O Arquivo Nacional começou a tratar do caso em 19 de janeiro deste ano. No Sistema Eletrônico de Informações (SEI) do AN é possível visualizar a tramitação da demanda, mas não é possível ter acesso ao processo – que também tramita sob condição de restrição.

Há pelo menos outros 20 documentos disponibilizados pelo SIAN que mencionam a atuação do ex-coronel Olinto de Sousa Ferraz durante ao período ditatorial. Os registros provêm de diferentes fundos documentais, todos ligados aos organismos de segurança da ditadura, ainda estão acessíveis e não foi possível apurar se existem determinações para que também sejam tarjados.
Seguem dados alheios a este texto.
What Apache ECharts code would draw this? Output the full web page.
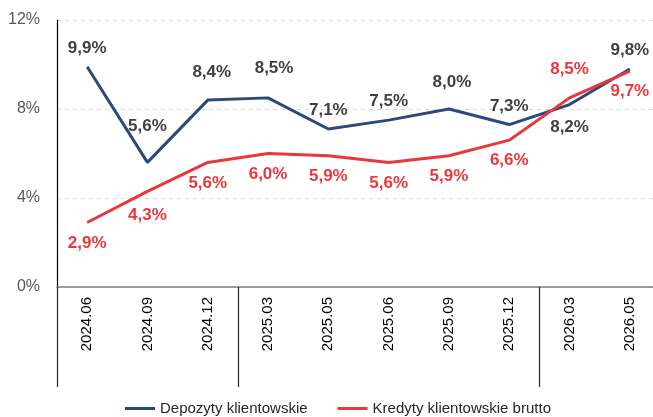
<!DOCTYPE html>
<html>
<head>
<meta charset="utf-8">
<script src="https://cdn.jsdelivr.net/npm/echarts@6/dist/echarts.min.js"></script>
<style>
  html, body { margin: 0; padding: 0; background: #fff; }
  #mainChart { width: 653px; height: 417px; }
</style>
</head>
<body>
<div id="mainChart"></div>
<script>
var categories = ['2024.06', '2024.09', '2024.12', '2025.03', '2025.05', '2025.06', '2025.09', '2025.12', '2026.03', '2026.05'];
var depozyty = [9.9, 5.6, 8.4, 8.5, 7.1, 7.5, 8.0, 7.3, 8.2, 9.8];
var kredyty = [2.9, 4.3, 5.6, 6.0, 5.9, 5.6, 5.9, 6.6, 8.5, 9.7];
// indexes where a new year starts (vertical separators under the axis)
var yearStarts = [0, 3, 8];

// label placement tweaks (Excel moves a few labels away from the lines)
var depLabelTweak = {
	1: { distance: 28 },
	2: { distance: 19, offset: [4, 0] },
	3: { distance: 21, offset: [6, 0] },
	6: { distance: 18, offset: [3, 0] },
	8: { position: 'bottom', distance: 14 }
};
var kreLabelTweak = {
	1: { distance: 15 },
	8: { position: 'top', distance: 20 }
};

function pct(v) {
	return v.toFixed(1).replace('.', ',') + '%';
}

function buildData(values, tweaks) {
	var out = [];
	for (var i = 0; i < values.length; i++) {
		var item = { value: values[i] };
		if (tweaks[i]) {
			item.label = tweaks[i];
		}
		out.push(item);
	}
	return out;
}

var dom = document.getElementById('mainChart');
var myChart = echarts.init(dom);
var option = {
	animation: false,
	backgroundColor: '#fff',
	grid: {
		left: 57,
		right: -7,
		top: 20,
		bottom: 130,
		outerBoundsMode: 'none'
	},
	legend: {
		bottom: -4,
		left: 120,
		itemWidth: 30,
		itemHeight: 3,
		itemGap: 30,
		icon: 'rect',
		textStyle: {
			color: '#262626',
			fontSize: 15,
			fontFamily: 'Liberation Sans'
		},
		data: ['Depozyty klientowskie', 'Kredyty klientowskie brutto']
	},
	xAxis: {
		type: 'category',
		data: categories,
		boundaryGap: true,
		axisLine: { lineStyle: { color: '#7f7f7f', width: 1.5 } },
		axisTick: {
			show: true,
			length: 100,
			interval: function (index) {
				return yearStarts.indexOf(index) >= 0;
			},
			lineStyle: { color: '#262626', width: 1.2 }
		},
		axisLabel: {
			rotate: 90,
			interval: 0,
			margin: 10,
			color: '#000',
			fontSize: 15,
			fontFamily: 'Liberation Sans'
		}
	},
	yAxis: {
		type: 'value',
		min: 0,
		max: 12,
		interval: 4,
		axisLine: { show: true, lineStyle: { color: '#000', width: 1.2 } },
		axisTick: { show: false },
		axisLabel: {
			margin: 17,
			color: '#595959',
			fontSize: 16,
			fontFamily: 'Liberation Sans',
			formatter: function (v) { return v + '%'; }
		},
		splitLine: {
			lineStyle: { color: '#d9d9d9', type: [4, 4], width: 1 }
		}
	},
	series: [{
		name: 'Depozyty klientowskie',
		type: 'line',
		data: buildData(depozyty, depLabelTweak),
		symbol: 'circle',
		symbolSize: 0,
		showSymbol: true,
		smooth: false,
		lineStyle: { color: '#2b4a7c', width: 3 },
		itemStyle: { color: '#2b4a7c' },
		label: {
			show: true,
			position: 'top',
			distance: 10,
			color: '#404040',
			fontSize: 17,
			fontWeight: 'bold',
			fontFamily: 'Liberation Sans',
			formatter: function (p) { return pct(p.value); }
		},
		z: 3
	}, {
		name: 'Kredyty klientowskie brutto',
		type: 'line',
		data: buildData(kredyty, kreLabelTweak),
		symbol: 'circle',
		symbolSize: 0,
		showSymbol: true,
		smooth: false,
		lineStyle: { color: '#e8383d', width: 3 },
		itemStyle: { color: '#e8383d' },
		label: {
			show: true,
			position: 'bottom',
			distance: 12,
			color: '#e8383d',
			fontSize: 17,
			fontWeight: 'bold',
			fontFamily: 'Liberation Sans',
			formatter: function (p) { return pct(p.value); }
		},
		z: 4
	}]
};
myChart.setOption(option, true);
</script>
</body>
</html>
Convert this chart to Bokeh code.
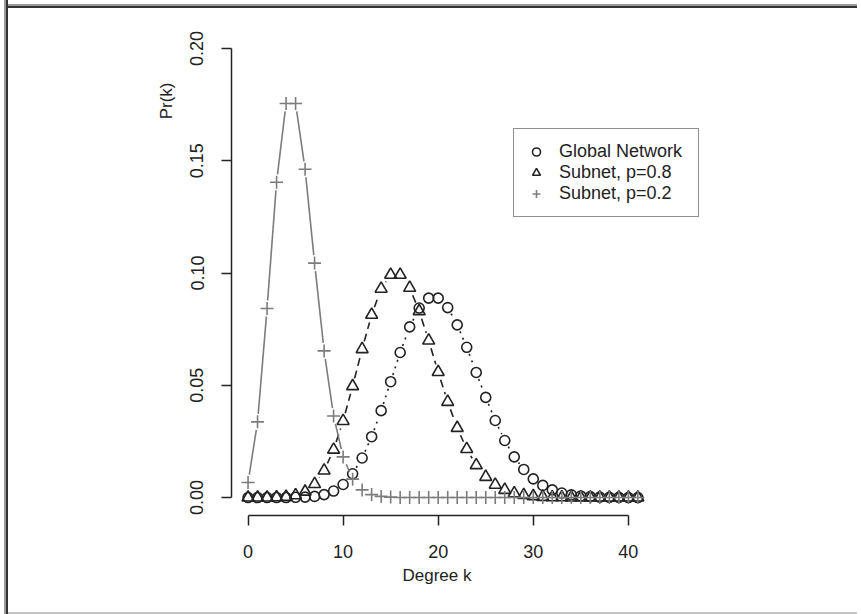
import math
from bokeh.plotting import figure
from bokeh.models import (Range1d, FixedTicker, PrintfTickFormatter, Legend,
                          LegendItem, Title, ColumnDataSource, InlineStyleSheet)
from bokeh.embed import file_html
from bokeh.resources import INLINE

# ---------------- data ----------------
degree_k = list(range(0, 42))
global_network = [0.0000, 0.0000, 0.0000, 0.0000, 0.0000, 0.0001, 0.0002, 0.0005,
                  0.0013, 0.0029, 0.0058, 0.0106, 0.0176, 0.0271, 0.0387, 0.0516,
                  0.0646, 0.0760, 0.0844, 0.0888, 0.0888, 0.0846, 0.0769, 0.0669,
                  0.0557, 0.0446, 0.0343, 0.0254, 0.0181, 0.0125, 0.0083, 0.0054,
                  0.0034, 0.0020, 0.0012, 0.0007, 0.0004, 0.0002, 0.0001, 0.0001,
                  0.0000, 0.0000]
subnet_p08 = [0.0000, 0.0000, 0.0000, 0.0001, 0.0003, 0.0010, 0.0026, 0.0060,
              0.0120, 0.0213, 0.0341, 0.0496, 0.0661, 0.0814, 0.0930, 0.0992,
              0.0992, 0.0934, 0.0830, 0.0699, 0.0559, 0.0426, 0.0310, 0.0216,
              0.0144, 0.0092, 0.0057, 0.0034, 0.0019, 0.0011, 0.0006, 0.0003,
              0.0001, 0.0001, 0.0000, 0.0000, 0.0000, 0.0000, 0.0000, 0.0000,
              0.0000, 0.0000]
subnet_p02 = [0.0067, 0.0337, 0.0842, 0.1404, 0.1755, 0.1755, 0.1462, 0.1044,
              0.0653, 0.0363, 0.0181, 0.0082, 0.0034, 0.0013, 0.0005, 0.0002,
              0.0000, 0.0000, 0.0000, 0.0000, 0.0000, 0.0000, 0.0000, 0.0000,
              0.0000, 0.0000, 0.0000, 0.0000, 0.0000, 0.0000, 0.0000, 0.0000,
              0.0000, 0.0000, 0.0000, 0.0000, 0.0000, 0.0000, 0.0000, 0.0000,
              0.0000, 0.0000]
series_labels = ["Global Network", "Subnet, p=0.8", "Subnet, p=0.2"]
x_ticks = [0, 10, 20, 30, 40]
y_ticks = [0.00, 0.05, 0.10, 0.15, 0.20]
x_title = "Degree k"
y_title = "Pr(k)"

# ---------------- layout ----------------
W, H = 861, 614
FL, FT, FB = 231, 30, 515
FR = 760                      # frame reaches far enough for the legend
PX_PER_K = 421 / 44.28        # R-style padded range over 421 px
XR = (-1.74, -1.74 + (FR - FL) / PX_PER_K)
YR = (-0.008, 0.208)
FONT = "Liberation Sans"
DARK = "#222222"
GRAY = "#7c7c7c"

p = figure(width=W, height=H, x_range=Range1d(*XR), y_range=Range1d(*YR),
           output_backend="svg", toolbar_location=None,
           min_border_left=FL, min_border_right=W - FR,
           min_border_top=FT, min_border_bottom=H - FB)
p.outline_line_color = None
p.grid.visible = False
p.background_fill_color = None
p.border_fill_color = None
# thin double frame round the picture (top/left) and a faint bottom rule
p.stylesheets = [InlineStyleSheet(css=(
    ":host { background: "
    "linear-gradient(#fff, #fff) 100% 0 / 4px 100% no-repeat, "
    "linear-gradient(to right, #fff 0, #fff 4px, #9a9a9a 4px, #9a9a9a 6px, "
    "#333 6px, #333 8px, transparent 8px) 0 0 / 8px 100% no-repeat, "
    "linear-gradient(to bottom, #fff 0, #fff 4px, #9a9a9a 4px, #9a9a9a 6px, "
    "#333 6px, #333 8px, transparent 8px) 0 0 / 100% 8px no-repeat, "
    "linear-gradient(#c4c4c4, #c4c4c4) 0 100% / 100% 2px no-repeat, white; }"))]

for ax in (p.xaxis[0], p.yaxis[0]):
    ax.axis_line_color = DARK
    ax.axis_line_width = 1.5
    ax.major_tick_line_color = DARK
    ax.major_tick_line_width = 1.5
    ax.major_tick_out = 10
    ax.major_tick_in = 0
    ax.minor_tick_line_color = None
    ax.major_label_text_font = FONT
    ax.major_label_text_font_size = "18px"
    ax.major_label_text_color = DARK

p.xaxis[0].ticker = FixedTicker(ticks=x_ticks)
p.xaxis[0].bounds = (x_ticks[0], x_ticks[-1])
p.xaxis[0].major_label_standoff = 19

p.yaxis[0].ticker = FixedTicker(ticks=y_ticks)
p.yaxis[0].bounds = (y_ticks[0], y_ticks[-1])
p.yaxis[0].formatter = PrintfTickFormatter(format="%.2f")
p.yaxis[0].major_label_orientation = "vertical"
p.yaxis[0].major_label_standoff = 18

# axis titles placed like the R original
p.add_layout(Title(text=x_title, align="left", offset=171, standoff=7,
                   text_font=FONT, text_font_size="17px",
                   text_font_style="normal", text_color=DARK), "below")
p.add_layout(Title(text=y_title, align="right", offset=52, standoff=23,
                   text_font=FONT, text_font_size="17px",
                   text_font_style="normal", text_color=DARK), "left")

# pixel scales, used to leave gaps round the points like R's type="b"
sx = PX_PER_K
sy = (FB - FT) / (YR[1] - YR[0])


def gapped(xs, ys, gap):
    x0, y0, x1, y1 = [], [], [], []
    for i in range(len(xs) - 1):
        dx = (xs[i + 1] - xs[i]) * sx
        dy = (ys[i + 1] - ys[i]) * sy
        L = math.hypot(dx, dy)
        if L <= 2 * gap:
            continue
        f = gap / L
        x0.append(xs[i] + (xs[i + 1] - xs[i]) * f)
        y0.append(ys[i] + (ys[i + 1] - ys[i]) * f)
        x1.append(xs[i + 1] - (xs[i + 1] - xs[i]) * f)
        y1.append(ys[i + 1] - (ys[i + 1] - ys[i]) * f)
    return dict(x0=x0, y0=y0, x1=x1, y1=y1)


specs = [
    (global_network, "circle", 10, DARK, "2 5", 7),
    (subnet_p08, "triangle", 12, DARK, "8 5", 8),
    (subnet_p02, "cross", 13, GRAY, "solid", 8),
]
legend_sizes = {"circle": 7, "triangle": 10, "cross": 11}
items = []
for (ys, marker, size, color, dash, gap), lab in zip(specs, series_labels):
    seg = ColumnDataSource(gapped(degree_k, ys, gap))
    p.segment(x0="x0", y0="y0", x1="x1", y1="y1", source=seg,
              line_color=color, line_width=1.6, line_dash=dash)
    p.scatter(x=degree_k, y=ys, marker=marker, size=size, fill_color=None,
              line_color=color, line_width=1.6)
    lr = p.scatter(x=[float("nan")], y=[float("nan")], marker=marker,
                   size=legend_sizes[marker], fill_color=None,
                   line_color=color, line_width=1.6)
    items.append(LegendItem(label=lab, renderers=[lr]))

legend = Legend(items=items, location=(282, 298), padding=12, spacing=0,
                glyph_width=20, glyph_height=21, label_height=21,
                label_standoff=13, label_width=127, margin=0,
                label_text_font=FONT, label_text_font_size="18px",
                label_text_color=DARK, border_line_color=DARK,
                border_line_width=1.5, background_fill_color="white",
                background_fill_alpha=1.0)
p.add_layout(legend)

open("out.html", "w").write(file_html(p, INLINE))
Em relação ao relatório da CNV, a Lei nº 12.528/2011 determina que “todo o acervo documental e de multimídia resultante da conclusão dos trabalhos da Comissão Nacional da Verdade deverá ser encaminhado ao Arquivo Nacional para integrar o projeto Memórias Reveladas”. Cabe lembrar que a lei que criou a CNV surgiu no mesmo contexto de outro importante dispositivo legal da democracia brasileira, a Lei nº 12.527, que regula o acesso à informação no país. A Lei de Acesso à Informação determina que “a restrição de acesso à informação relativa à vida privada, honra e imagem de pessoa não poderá ser invocada com o intuito de prejudicar processo de apuração de irregularidades em que o titular das informações estiver envolvido, bem como em ações voltadas para a recuperação de fatos históricos de maior evidência” (Art. 31, V, § 4).

Portanto, a “anonimização” determinada pela Justiça – que pode ser interpretada como censura – não apenas afronta a legislação vigente, como também abre um perigoso precedente para o acesso à informação e ao conhecimento histórico no país. Ao determinar que partes de documentos públicos considerados de guarda permanente e de livre acesso sejam tarjadas, o Poder Judiciário não apenas obstrui a acidentada jornada brasileira por memória, verdade e justiça sobre os crimes da ditadura, como dá aval para a disseminação da censura sobre documentos e informações públicas custodiados nos arquivos brasileiros.